Wednesday, October 16, 2019

Java Lambda Expression Method Resolution

We have two build environments for release to production  - one we build and regularly test; other is maintained by the global build team that generates certified binaries for release.
We got a compilation issue in the environment maintained by the global team. The compilation is fine in our environments and release environment it fails. We looked at all tagging etc...no problem. Finally it came down to compiler version. We used javac -> 1.8.0_66-b17 and release environment uses  javac -> 1.8.0_05. The upgrade fixed the issue.
But, what did we code that has caught a bug in this range? Here it is.

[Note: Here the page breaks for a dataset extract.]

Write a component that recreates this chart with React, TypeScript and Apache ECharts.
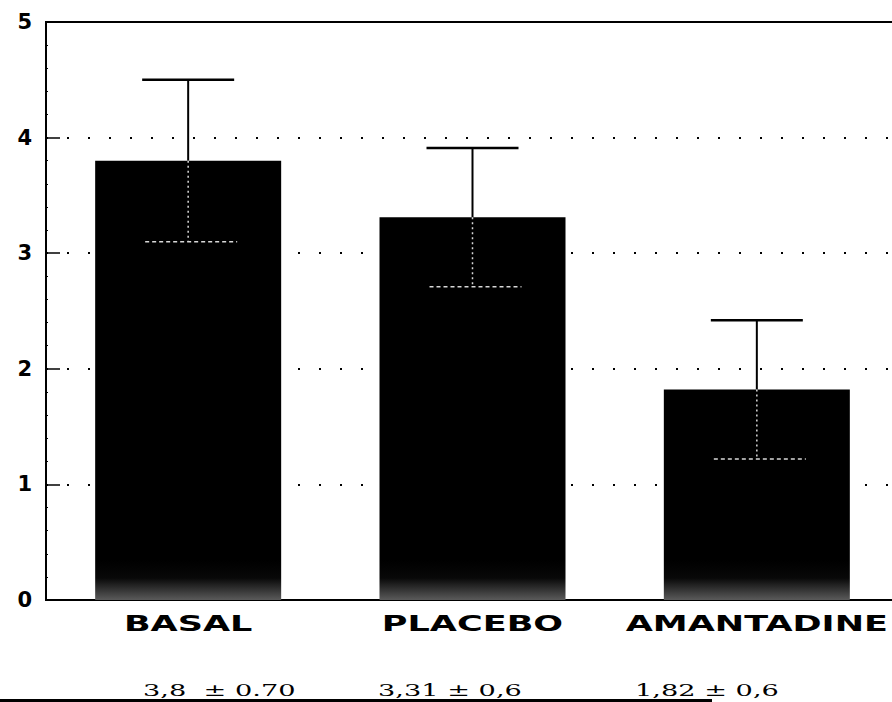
import React, { useEffect, useRef } from "react";
import * as echarts from "echarts";

// Group names, means and standard deviations
const groups = ["BASAL", "PLACEBO", "AMANTADINE"];
const means = [3.8, 3.31, 1.82];
const sds = [0.7, 0.6, 0.6];

// Summary line printed under the chart
const summaryLabels = ["3,8  \u00b1 0.70", "3,31 \u00b1 0,6", "1,82 \u00b1 0,6"];
const summaryX = [143, 378, 635];

// Value axis range
const yMin = 0;
const yMax = 5;
const yStep = 1;

const HEAVY = "'DejaVu Sans', 'Liberation Sans', sans-serif";
const SERIF = "'DejaVu Serif', 'Liberation Serif', serif";

export default function App() {
  const ref = useRef<HTMLDivElement>(null);

  useEffect(() => {
    if (!ref.current) return;
    const chart = echarts.init(ref.current, undefined, { renderer: "svg" });

    // Solid black bars that fade to a grey band just above the baseline
    const barColor = new echarts.graphic.LinearGradient(
      0,
      560,
      0,
      600,
      [
        { offset: 0, color: "#000" },
        { offset: 0.45, color: "#080808" },
        { offset: 1, color: "#5a5a5a" },
      ],
      true
    );

    chart.setOption({
      animation: false,
      backgroundColor: "#fff",
      grid: {
        left: 46,
        top: 22,
        bottom: 102,
        width: 853,
        outerBoundsMode: "none",
        containLabel: false,
        show: true,
        borderColor: "#000",
        borderWidth: 2,
      },
      xAxis: {
        type: "category",
        data: groups,
        axisLine: { show: true, lineStyle: { color: "#000", width: 2 } },
        axisTick: { show: false },
        axisLabel: { show: false },
        splitLine: { show: false },
      },
      yAxis: {
        type: "value",
        min: yMin,
        max: yMax,
        interval: yStep,
        axisLine: { show: true, lineStyle: { color: "#000", width: 2 } },
        axisTick: { show: true, inside: true, length: 14, lineStyle: { color: "#000", width: 1.5 } },
        minorTick: { show: true, splitNumber: 5, length: 2, lineStyle: { color: "#000", width: 1 } },
        axisLabel: {
          color: "#000",
          fontFamily: HEAVY,
          fontWeight: "bold",
          fontSize: 21,
          margin: 14,
        },
        splitLine: {
          show: true,
          lineStyle: { color: "#000", width: 2, type: [2, 19] },
        },
      },
      series: [
        {
          type: "bar",
          data: means,
          barWidth: 186,
          itemStyle: { color: barColor },
          z: 2,
        },
        {
          type: "custom",
          data: means.map((m, i) => [i, m, sds[i]]),
          encode: { x: 0, y: 1 },
          clip: false,
          z: 3,
          renderItem: (params: any, api: any) => {
            const i = api.value(0);
            const m = api.value(1);
            const s = api.value(2);
            const top = api.coord([i, m + s]);
            const mid = api.coord([i, m]);
            const low = api.coord([i, m - s]);
            const base = api.coord([i, 0]);
            const cx = top[0];
            const cap = 46;
            return {
              type: "group",
              children: [
                {
                  type: "line",
                  shape: { x1: cx, y1: mid[1], x2: cx, y2: top[1] },
                  style: { stroke: "#000", lineWidth: 2 },
                },
                {
                  type: "line",
                  shape: { x1: cx - cap, y1: top[1], x2: cx + cap, y2: top[1] },
                  style: { stroke: "#000", lineWidth: 2.5 },
                },
                {
                  type: "line",
                  shape: { x1: cx, y1: mid[1], x2: cx, y2: low[1] },
                  style: { stroke: "#d8d8d8", lineWidth: 1.5, lineDash: [2, 3] },
                },
                {
                  type: "line",
                  shape: { x1: cx - cap + 3, y1: low[1], x2: cx + cap + 3, y2: low[1] },
                  style: { stroke: "#d8d8d8", lineWidth: 1.5, lineDash: [4, 3] },
                },
                {
                  type: "text",
                  x: cx,
                  y: base[1] + 24,
                  scaleX: 1.67,
                  style: {
                    x: 0,
                    y: 0,
                    text: groups[i],
                    fill: "#000",
                    font: `bold 21px ${HEAVY}`,
                    align: "center",
                    verticalAlign: "middle",
                  },
                },
              ],
            };
          },
        },
      ],
      graphic: [
        ...summaryLabels.map((t, i) => ({
          type: "text",
          x: summaryX[i],
          y: 690,
          scaleX: 1.6,
          style: {
            x: 0,
            y: 0,
            text: t,
            fill: "#000",
            font: `17px ${SERIF}`,
            align: "left",
            verticalAlign: "middle",
          },
        })),
        {
          type: "line",
          shape: { x1: 0, y1: 700.5, x2: 712, y2: 700.5 },
          style: { stroke: "#000", lineWidth: 3 },
        },
      ],
    });

    return () => chart.dispose();
  }, []);

  return (
    <div
      ref={ref}
      style={{ position: "fixed", left: 0, top: 0, width: 892, height: 702, background: "#fff" }}
    />
  );
}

Following are two overloaded methods that execute the given function in the context of a tenant.

public static R executeForTenant(String tenantId, Function function)

public static void executeForTenant(String tenantId, Consumer consumer)

public void loadPreferenceInto(String tenant, Configuration configuration)

The usage is as follows..

executeForTenant(tenant, (t) -> loadPreferenceInto(t, configuration));

This is ambiguous, compiler cannot determine which one to pick. The void-ness is also compatible with Function generic type R since the statement body is an expression.
So we changed the invocation to
executeForTenant(tenant, (t) -> { loadPreferenceInto(t, configuration); });

This {} ensures the statement body is not an expression. So it should pick Consumer parameter based  executeForTenant method.
The change worked in our environment but failed in release; obviously the bug was fixed in between the builds - 1.8.0_20 to be precise.
Lambda expression resolution (from above link)

A lambda expression (15.27) is potentially compatible with a functional interface type (9.8) if all of the following are true:
- The arity of the targeted type's function type is the same as the arity of the lambda expression.
- If the targeted type's function type has a void return, then the lambda body is either a statement expression (14.8) or a void-compatible block (15.27.2).
- If the targeted type's function type has a (non-void) return type, then the lambda body is either an expression or a value-compatible block (15.27.2).

Interesting ride, it has been for last 2 days....